Tuesday, September 13, 2011

Does the Tea Party Actually Matter?

Is the Tea Party a Ponzi scheme?

More than a few progressive Democrats may have already come to this conclusion, but Republican presidential candidates who participated in last night’s debate in Tampa certainly went out of their way to curry favor with Tea Party voters. Some had more at stake than others.

“I know we can do so much better in this country,” said Minnesota Congressman Michele Bachmann in her introduction. “That’s why I’m the chief author of the bill to repeal Dodd-Frank, the bill to repeal Obamacare. And that’s why I brought the voice of the Tea Party to the United States Congress as the founder of the Tea Party Caucus.”

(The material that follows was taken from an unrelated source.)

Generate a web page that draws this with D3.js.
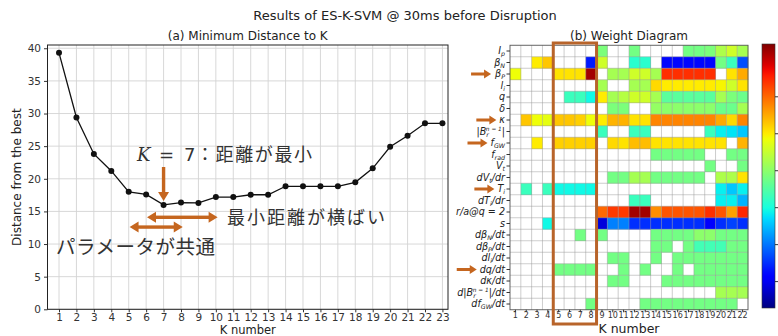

Bachmann described herself as “the leading voice in the wilderness of Washington all summer” against raising the country’s debt ceiling, but Texas Gov. Rick Perry continued to take more wind out of her sails as he fended off attacks from former Massachusetts Gov. Mitt Romney and Congressman Ron Paul on the economy, taxes, Social Security and immigration. She found her Tea Party mojo, however, when she blasted Perry over his executive order that requires HPV vaccines for girls as young as 11.

“I’m a mom. And I’m a mom of three children. And to have innocent little 12-year-old girls be forced to have a government injection through an executive order is just flat out wrong,” said Bachmann. “That should never be done. It’s a violation of a liberty interest.”

Rhetoric and strategic one-liners aside, last night’s debate raises the obvious specter of whether the Tea Party will emerge as a tangible force in 2012. Voters will obviously answer this question at the ballot box, but today’s special election in New York’s Ninth Congressional District for could potentially prove a harbinger of things to come.